Здесь были вазири из вазиристана, демонстрировавшие друг другу различные техники устроения засад на путешественников, которые считались в их стране основным источником дохода...

Индейцы тарахумара из северной Мексики сидели, согнувшись, видимо, абсолютно голые, в копиях пещер их родного Сьерра-Мадре из дранки и штукатурки, притворяясь, что едят кактусы, из-за которых у них начинаются ужасные конвульсии — едва отличимые от обычных фриков, которые давно уже были известны посетителям американских карнавалов. Тунгусские оленеводы указывали жестами на огромную вывеску с надписью «Особенное шоу оленеводов» и зазывали на своем языке барышень, собравшихся у входа, пока две молодые женщины в достаточно открытых костюмах — блондинки и тому подобное, на самом деле не особо похожие на тунгусок — не начали кружиться вокруг очень терпеливого оленевода, лаская его с возмутительной интимностью и приставая к прохожим с неприличными намеками на английском, например: «Заходите и узнайте дюжину способов получить удовольствие в Сибири!» и «Посмотрите, что на самом деле происходит длинными зимними вечерами!».

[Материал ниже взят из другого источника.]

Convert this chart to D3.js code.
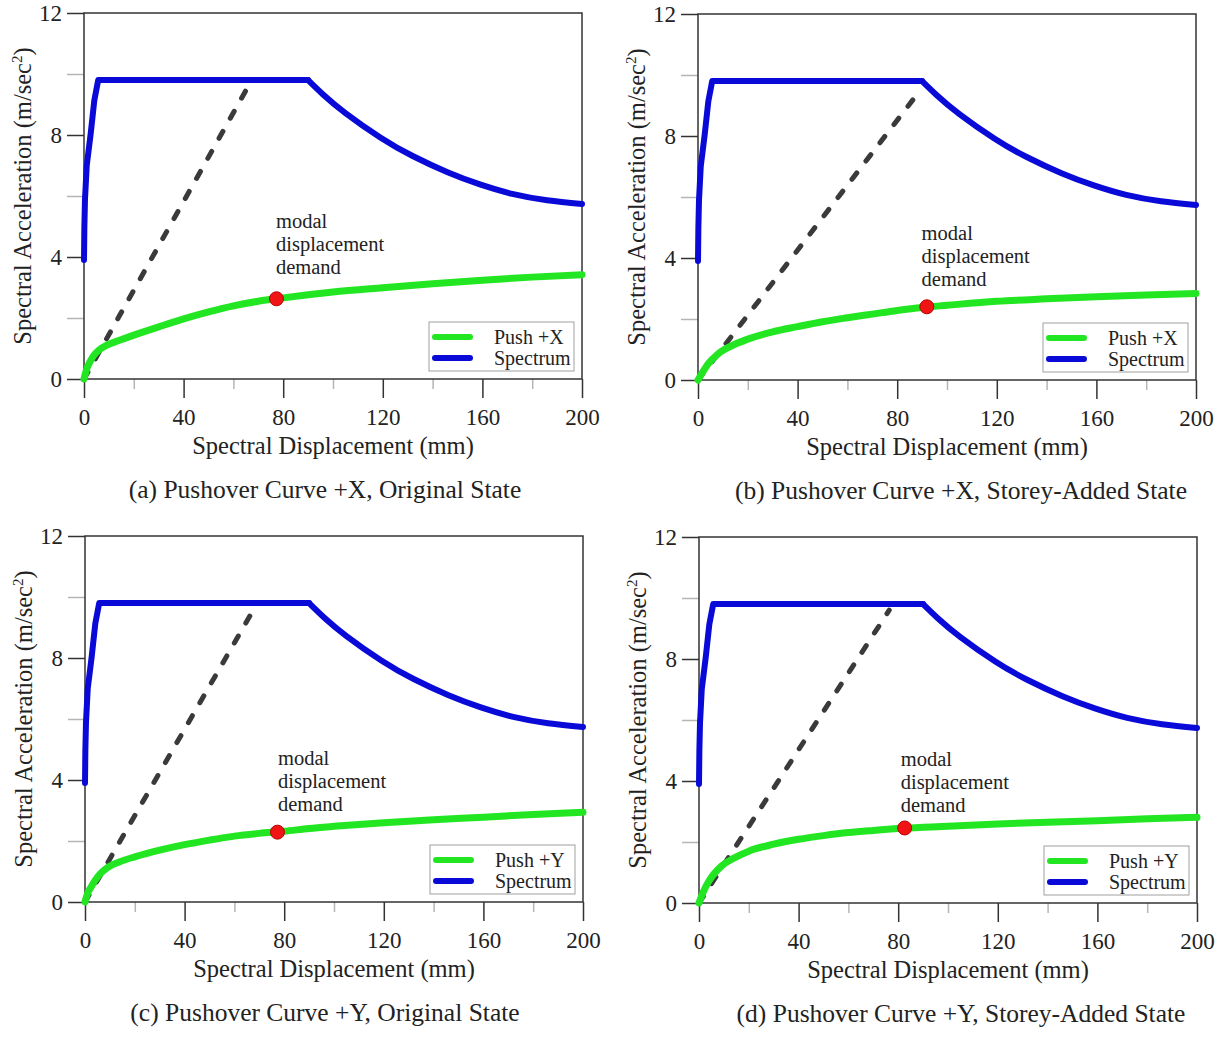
<!DOCTYPE html>
<html>
<head>
<meta charset="utf-8">
<title>Pushover curves vs spectrum</title>
<script src="https://cdn.jsdelivr.net/npm/d3@7/dist/d3.min.js"></script>
<style>
  body { margin: 0; background: #fff; }
  svg, svg text { font-family: "Liberation Serif", "Times New Roman", serif; }
  svg { display: block; }
  .axis text { font-size: 23px; fill: #222; font-family: "Liberation Serif", "Times New Roman", serif; }
  .axis line { stroke: #333; stroke-width: 1.5px; }
  .axis.minor line { stroke: #b5b5b5; }
  .frame { fill: none; stroke: #333; stroke-width: 1.5px; }
  .title { font-size: 24.5px; fill: #222; }
  .caption { font-size: 25.5px; fill: #222; }
  .note { font-size: 20.5px; fill: #222; }
  .legend text { font-size: 20px; fill: #222; }
</style>
</head>
<body>
<svg id="chart" width="1224" height="1037"></svg>
<script>
// axis ticks
var sdTicks = [0, 40, 80, 120, 160, 200];
var sdMinor = [20, 60, 100, 140, 180];
var saTicks = [0, 4, 8, 12];
var saMinor = [2, 6, 10];

var captions = [
  "(a) Pushover Curve +X, Original State",
  "(b) Pushover Curve +X, Storey-Added State",
  "(c) Pushover Curve +Y, Original State",
  "(d) Pushover Curve +Y, Storey-Added State"
];
var pushNames = ["Push +X", "Push +X", "Push +Y", "Push +Y"];

// demand spectrum (same in all panels): rising branch + plateau, then falling branch
var spectrumSd = [0, 0.15, 0.4, 1.1, 2.7, 4.15, 5.7, 90];
var spectrumSa = [3.9, 5.0, 5.9, 7.0, 8.05, 9.14, 9.8, 9.8];
var spectrumTailSd = [90, 96, 105, 119, 132, 146, 159, 172, 186, 200];
var spectrumTailSa = [9.8, 9.33, 8.72, 7.92, 7.31, 6.78, 6.38, 6.07, 5.86, 5.74];

// pushover curves
var pushSd  = [0, 1, 2.5, 4, 6, 9, 14, 20, 30, 40, 50, 60, 70, 80, 90, 100, 120, 140, 160, 180, 200];
var pushSaA = [0, 0.3, 0.58, 0.78, 0.95, 1.1, 1.26, 1.44, 1.71, 1.97, 2.2, 2.4, 2.55, 2.66, 2.76, 2.85, 2.99, 3.12, 3.24, 3.34, 3.42];
var pushSaB = [0, 0.14, 0.34, 0.52, 0.7, 0.92, 1.14, 1.34, 1.58, 1.75, 1.91, 2.04, 2.16, 2.28, 2.38, 2.45, 2.58, 2.66, 2.73, 2.79, 2.84];
var pushSaC = [0, 0.27, 0.5, 0.7, 0.92, 1.13, 1.32, 1.48, 1.7, 1.88, 2.03, 2.16, 2.25, 2.32, 2.41, 2.48, 2.6, 2.7, 2.78, 2.87, 2.94];
var pushSaD = [0, 0.22, 0.5, 0.72, 0.95, 1.21, 1.47, 1.7, 1.93, 2.09, 2.21, 2.31, 2.38, 2.44, 2.48, 2.52, 2.59, 2.65, 2.7, 2.76, 2.81];

// performance points and secant line ends
var demandSd = [77.3, 91.9, 77.3, 82.6];
var demandSa = [2.63, 2.40, 2.29, 2.46];
var secantSd = [67, 88.3, 68, 76.4];
var secantSa = [9.75, 9.4, 9.63, 9.6];
var noteSd = [77.1, 89.8, 77.5, 81];
var noteSa = [5.2, 4.82, 4.74, 4.72];
var noteLines = ["modal", "displacement", "demand"];

var pushSa = [pushSaA, pushSaB, pushSaC, pushSaD];

var width = 498, height = 366;
var lefts = [84, 698, 85, 699], tops = [13, 14, 536, 537];
var captionX = [325, 961, 325, 961];

var svg = d3.select("#chart");

var spectrum = spectrumSd.map(function(d, i){ return [d, spectrumSa[i]]; });
var spectrumTail = spectrumTailSd.map(function(d, i){ return [d, spectrumTailSa[i]]; });

for (var p = 0; p < 4; p++) {
  var x = d3.scaleLinear().domain([0, 200]).range([0, width]);
  var y = d3.scaleLinear().domain([0, 12]).range([height, 0]);

  var g = svg.append("g")
    .attr("transform", "translate(" + lefts[p] + "," + tops[p] + ")");

  g.append("g").attr("class", "axis minor")
    .call(d3.axisLeft(y).tickValues(saMinor).tickSize(17).tickFormat(""));
  g.append("g").attr("class", "axis minor")
    .attr("transform", "translate(0," + height + ")")
    .call(d3.axisBottom(x).tickValues(sdMinor).tickSize(10).tickFormat(""));
  g.append("g").attr("class", "axis")
    .call(d3.axisLeft(y).tickValues(saTicks).tickSize(17).tickPadding(5));
  g.append("g").attr("class", "axis")
    .attr("transform", "translate(0," + height + ")")
    .call(d3.axisBottom(x).tickValues(sdTicks).tickSize(19).tickPadding(11));
  g.selectAll(".axis .domain").remove();
  g.selectAll(".axis").attr("font-family", null).attr("font-size", null);

  g.append("rect").attr("class", "frame")
    .attr("width", width).attr("height", height);

  // secant (dashed)
  g.append("line")
    .attr("x1", x(0)).attr("y1", y(0))
    .attr("x2", x(secantSd[p])).attr("y2", y(secantSa[p]))
    .attr("stroke", "#3a3a3a").attr("stroke-width", 5)
    .attr("stroke-linecap", "round").attr("stroke-dasharray", "8 15");

  var line = d3.line()
    .x(function(d){ return x(d[0]); })
    .y(function(d){ return y(d[1]); });
  var natural = d3.line()
    .x(function(d){ return x(d[0]); })
    .y(function(d){ return y(d[1]); })
    .curve(d3.curveNatural);
  var smooth = d3.line()
    .x(function(d){ return x(d[0]); })
    .y(function(d){ return y(d[1]); })
    .curve(d3.curveMonotoneX);

  [[spectrum, line], [spectrumTail, natural]].forEach(function(s){
    g.append("path").datum(s[0])
      .attr("d", s[1])
      .attr("fill", "none").attr("stroke", "#0a0ad8").attr("stroke-width", 6)
      .attr("stroke-linejoin", "round").attr("stroke-linecap", "round");
  });

  var push = pushSd.map(function(d, i){ return [d, pushSa[p][i]]; });
  g.append("path").datum(push)
    .attr("d", smooth)
    .attr("fill", "none").attr("stroke", "#22e622").attr("stroke-width", 7)
    .attr("stroke-linecap", "round");

  g.append("circle")
    .attr("cx", x(demandSd[p])).attr("cy", y(demandSa[p])).attr("r", 7)
    .attr("fill", "#f01414").attr("stroke", "#b80000").attr("stroke-width", 1);

  var note = g.append("text").attr("class", "note")
    .attr("x", x(noteSd[p])).attr("y", y(noteSa[p]));
  noteLines.forEach(function(t, i){
    note.append("tspan").attr("x", x(noteSd[p]))
      .attr("dy", i === 0 ? "0.35em" : 23).text(t);
  });

  // legend
  var lg = g.append("g").attr("class", "legend")
    .attr("transform", "translate(" + (width - 153) + "," + (height - 57) + ")");
  lg.append("rect").attr("width", 145).attr("height", 49)
    .attr("fill", "#fff").attr("stroke", "#a0a0a0").attr("stroke-width", 1);
  [["#22e622", pushNames[p]], ["#0a0ad8", "Spectrum"]].forEach(function(e, i){
    lg.append("line").attr("x1", 6).attr("x2", 41)
      .attr("y1", 15 + i * 21).attr("y2", 15 + i * 21)
      .attr("stroke", e[0]).attr("stroke-width", 6).attr("stroke-linecap", "round");
    lg.append("text").attr("x", 65).attr("y", 22 + i * 21).text(e[1]);
  });

  // titles
  var yt = g.append("text").attr("class", "title")
    .attr("text-anchor", "middle")
    .attr("transform", "translate(-53," + (height / 2) + ") rotate(-90)");
  yt.append("tspan").text("Spectral Acceleration (m/sec");
  yt.append("tspan").attr("dy", -9).attr("font-size", "15px").text("2");
  yt.append("tspan").attr("dy", 9).text(")");

  g.append("text").attr("class", "title")
    .attr("text-anchor", "middle")
    .attr("x", width / 2).attr("y", height + 75)
    .text("Spectral Displacement (mm)");

  svg.append("text").attr("class", "caption")
    .attr("text-anchor", "middle")
    .attr("x", captionX[p]).attr("y", tops[p] + height + 119)
    .text(captions[p]);
}
</script>
</body>
</html>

— Это не выглядит, — Линдси колебался между восторгом и недоверием, — достаточно . . . аутентичным, я бы сказал.

— Заходите, мальчики, первый раз бесплатно, найдете красную — вас погладят по голове, найдете черную — ничего не вернут обратно!, —кричал бодрый негр в шляпе с плоской тульей, который стоял возле раскладного стола, тасуя и выбирая карты.